• THE TASK: Write each line of the material exactly as given, from the top through the line that contains "import seaborn as sns", and omit all pictures.

• DATA FOR THE TASK:
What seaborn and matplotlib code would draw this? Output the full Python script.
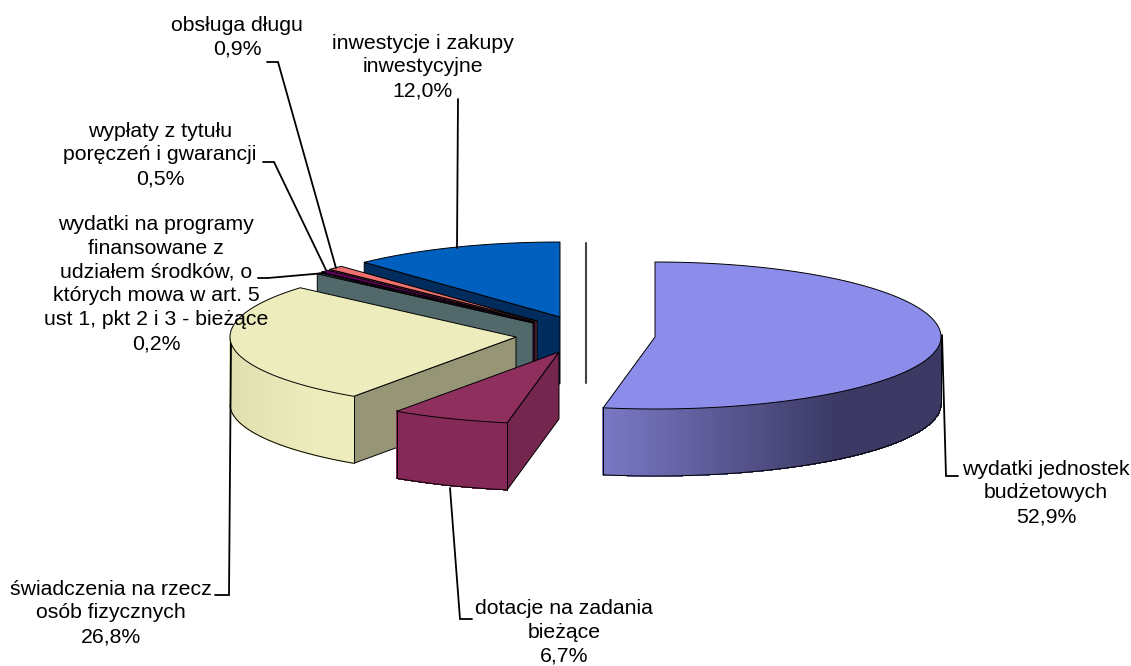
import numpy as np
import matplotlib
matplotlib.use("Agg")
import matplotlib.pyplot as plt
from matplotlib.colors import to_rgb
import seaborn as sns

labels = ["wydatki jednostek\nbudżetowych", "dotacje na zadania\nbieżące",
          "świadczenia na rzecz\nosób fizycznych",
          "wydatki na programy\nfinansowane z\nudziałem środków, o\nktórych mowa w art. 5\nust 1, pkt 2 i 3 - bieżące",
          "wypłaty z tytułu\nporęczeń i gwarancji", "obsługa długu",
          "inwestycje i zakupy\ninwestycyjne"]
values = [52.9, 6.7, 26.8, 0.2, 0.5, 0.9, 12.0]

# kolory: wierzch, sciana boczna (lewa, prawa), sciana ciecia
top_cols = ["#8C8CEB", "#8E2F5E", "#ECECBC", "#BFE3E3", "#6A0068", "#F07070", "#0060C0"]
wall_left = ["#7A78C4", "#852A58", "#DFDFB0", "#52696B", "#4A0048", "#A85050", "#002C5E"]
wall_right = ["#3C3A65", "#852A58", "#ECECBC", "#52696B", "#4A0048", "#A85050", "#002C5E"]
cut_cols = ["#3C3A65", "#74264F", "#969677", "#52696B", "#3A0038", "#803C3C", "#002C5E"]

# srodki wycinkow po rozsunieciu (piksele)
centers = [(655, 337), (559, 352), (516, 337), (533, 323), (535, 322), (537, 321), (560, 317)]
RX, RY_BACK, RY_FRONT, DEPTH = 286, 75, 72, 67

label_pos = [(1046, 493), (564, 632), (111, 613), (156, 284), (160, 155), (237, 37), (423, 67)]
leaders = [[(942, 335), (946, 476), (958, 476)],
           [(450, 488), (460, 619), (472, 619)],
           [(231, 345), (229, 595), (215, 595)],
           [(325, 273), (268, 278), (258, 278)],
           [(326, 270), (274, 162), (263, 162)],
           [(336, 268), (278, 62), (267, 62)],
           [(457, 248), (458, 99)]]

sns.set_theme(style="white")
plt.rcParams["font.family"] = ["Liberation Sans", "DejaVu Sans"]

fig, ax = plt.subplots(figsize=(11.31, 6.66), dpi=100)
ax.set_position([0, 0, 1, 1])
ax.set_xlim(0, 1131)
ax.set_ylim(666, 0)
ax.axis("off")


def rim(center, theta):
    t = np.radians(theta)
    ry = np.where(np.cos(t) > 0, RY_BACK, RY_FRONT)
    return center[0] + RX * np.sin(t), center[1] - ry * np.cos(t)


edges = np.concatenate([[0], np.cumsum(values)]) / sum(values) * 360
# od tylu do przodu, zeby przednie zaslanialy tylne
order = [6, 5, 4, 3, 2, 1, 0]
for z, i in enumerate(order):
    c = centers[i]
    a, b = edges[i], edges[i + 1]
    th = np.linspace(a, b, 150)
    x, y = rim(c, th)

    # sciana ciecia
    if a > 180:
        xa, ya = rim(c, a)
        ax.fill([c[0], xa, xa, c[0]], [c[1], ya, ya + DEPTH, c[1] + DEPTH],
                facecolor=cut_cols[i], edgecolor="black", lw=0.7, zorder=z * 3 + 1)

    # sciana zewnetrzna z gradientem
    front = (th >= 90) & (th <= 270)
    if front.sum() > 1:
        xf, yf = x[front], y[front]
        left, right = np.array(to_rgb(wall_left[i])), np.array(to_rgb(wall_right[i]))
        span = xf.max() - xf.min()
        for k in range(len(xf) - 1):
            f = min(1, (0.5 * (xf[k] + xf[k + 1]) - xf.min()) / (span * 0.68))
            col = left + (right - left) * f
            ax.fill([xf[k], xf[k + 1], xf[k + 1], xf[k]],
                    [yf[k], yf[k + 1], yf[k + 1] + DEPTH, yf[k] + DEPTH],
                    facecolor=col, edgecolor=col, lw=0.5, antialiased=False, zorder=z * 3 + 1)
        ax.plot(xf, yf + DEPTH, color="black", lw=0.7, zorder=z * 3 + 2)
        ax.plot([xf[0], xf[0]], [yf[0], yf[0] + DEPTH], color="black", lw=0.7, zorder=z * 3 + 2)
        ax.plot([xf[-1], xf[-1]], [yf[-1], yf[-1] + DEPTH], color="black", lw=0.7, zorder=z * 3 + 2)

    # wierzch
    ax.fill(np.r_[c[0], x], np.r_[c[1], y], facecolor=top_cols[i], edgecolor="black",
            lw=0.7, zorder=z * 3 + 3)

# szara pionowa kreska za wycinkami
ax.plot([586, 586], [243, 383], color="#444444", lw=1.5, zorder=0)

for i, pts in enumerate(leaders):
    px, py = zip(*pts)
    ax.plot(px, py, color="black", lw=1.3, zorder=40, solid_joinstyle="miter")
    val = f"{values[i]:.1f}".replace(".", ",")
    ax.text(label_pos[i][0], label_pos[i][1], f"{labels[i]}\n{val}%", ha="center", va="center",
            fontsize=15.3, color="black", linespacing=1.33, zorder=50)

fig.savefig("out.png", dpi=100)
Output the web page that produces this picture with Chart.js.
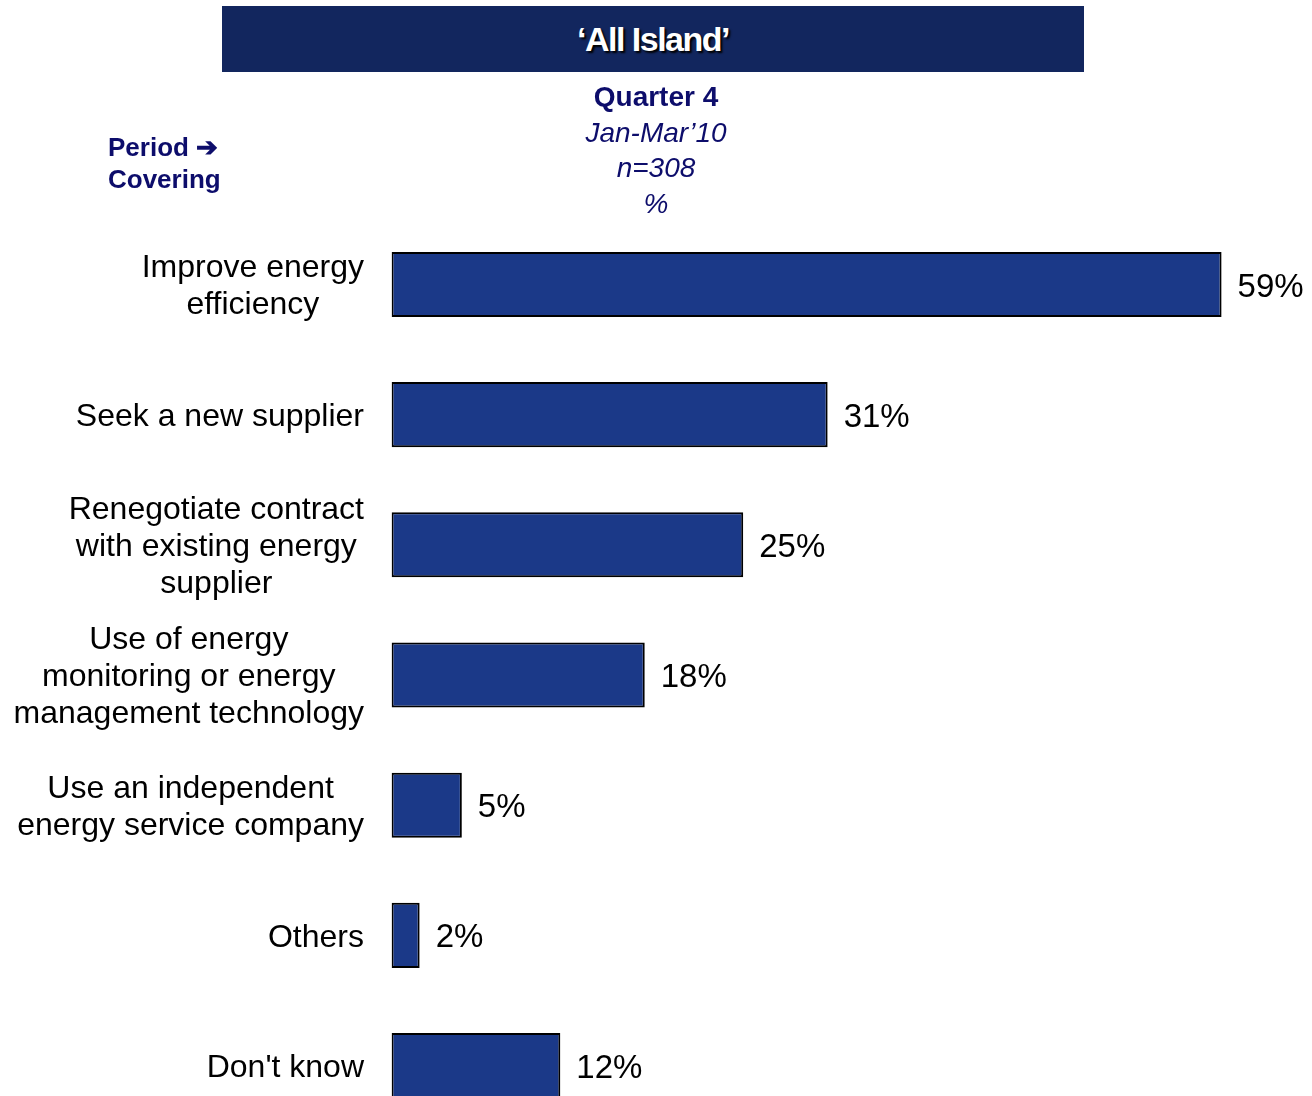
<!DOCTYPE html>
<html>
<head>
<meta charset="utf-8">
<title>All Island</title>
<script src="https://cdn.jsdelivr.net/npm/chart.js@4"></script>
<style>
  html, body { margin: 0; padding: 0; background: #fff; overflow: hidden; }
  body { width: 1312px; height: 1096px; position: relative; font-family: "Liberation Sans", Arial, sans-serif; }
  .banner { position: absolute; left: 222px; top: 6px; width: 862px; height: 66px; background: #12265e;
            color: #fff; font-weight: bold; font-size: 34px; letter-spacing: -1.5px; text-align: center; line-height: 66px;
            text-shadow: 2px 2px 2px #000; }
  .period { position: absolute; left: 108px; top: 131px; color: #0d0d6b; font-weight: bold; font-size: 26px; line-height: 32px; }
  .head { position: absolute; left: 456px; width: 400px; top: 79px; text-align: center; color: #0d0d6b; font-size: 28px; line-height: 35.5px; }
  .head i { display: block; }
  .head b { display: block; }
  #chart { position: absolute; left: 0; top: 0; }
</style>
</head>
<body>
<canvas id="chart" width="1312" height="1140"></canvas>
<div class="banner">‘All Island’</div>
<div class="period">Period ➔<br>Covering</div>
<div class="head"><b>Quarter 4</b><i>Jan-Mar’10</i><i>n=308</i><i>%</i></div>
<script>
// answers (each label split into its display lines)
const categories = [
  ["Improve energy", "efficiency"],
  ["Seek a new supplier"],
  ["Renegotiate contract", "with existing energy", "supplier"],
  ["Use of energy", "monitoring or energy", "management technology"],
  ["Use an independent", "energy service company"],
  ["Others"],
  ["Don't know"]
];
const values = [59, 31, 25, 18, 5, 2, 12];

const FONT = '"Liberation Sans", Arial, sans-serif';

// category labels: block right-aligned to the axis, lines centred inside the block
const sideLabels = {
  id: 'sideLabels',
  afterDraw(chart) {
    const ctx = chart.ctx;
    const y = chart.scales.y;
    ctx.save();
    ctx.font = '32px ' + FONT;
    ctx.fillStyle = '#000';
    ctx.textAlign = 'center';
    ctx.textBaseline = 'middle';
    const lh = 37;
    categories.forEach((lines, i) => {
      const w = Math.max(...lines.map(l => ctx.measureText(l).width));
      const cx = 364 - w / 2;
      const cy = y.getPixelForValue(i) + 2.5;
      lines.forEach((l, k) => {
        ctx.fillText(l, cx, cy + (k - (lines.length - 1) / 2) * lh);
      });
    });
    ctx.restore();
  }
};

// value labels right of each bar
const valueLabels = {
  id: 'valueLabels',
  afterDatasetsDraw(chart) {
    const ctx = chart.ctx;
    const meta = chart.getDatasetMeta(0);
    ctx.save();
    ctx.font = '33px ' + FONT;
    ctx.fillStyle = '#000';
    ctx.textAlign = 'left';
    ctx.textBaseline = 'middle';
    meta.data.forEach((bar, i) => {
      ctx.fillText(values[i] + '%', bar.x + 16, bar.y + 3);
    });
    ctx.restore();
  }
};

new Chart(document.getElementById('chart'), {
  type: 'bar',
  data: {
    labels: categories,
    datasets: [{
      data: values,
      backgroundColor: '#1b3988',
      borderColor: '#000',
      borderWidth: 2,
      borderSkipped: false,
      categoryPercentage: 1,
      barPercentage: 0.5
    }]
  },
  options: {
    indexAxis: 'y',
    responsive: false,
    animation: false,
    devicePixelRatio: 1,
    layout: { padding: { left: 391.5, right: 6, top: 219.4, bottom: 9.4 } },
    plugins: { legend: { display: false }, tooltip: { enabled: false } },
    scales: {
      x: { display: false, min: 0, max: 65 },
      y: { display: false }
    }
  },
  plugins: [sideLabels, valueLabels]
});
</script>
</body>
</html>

• EXPECTED OUTPUT:
What seaborn and matplotlib code would draw this? Output the full Python script.
import numpy as np
import matplotlib
matplotlib.use("Agg")
import matplotlib.pyplot as plt
from matplotlib.colors import to_rgb
import seaborn as sns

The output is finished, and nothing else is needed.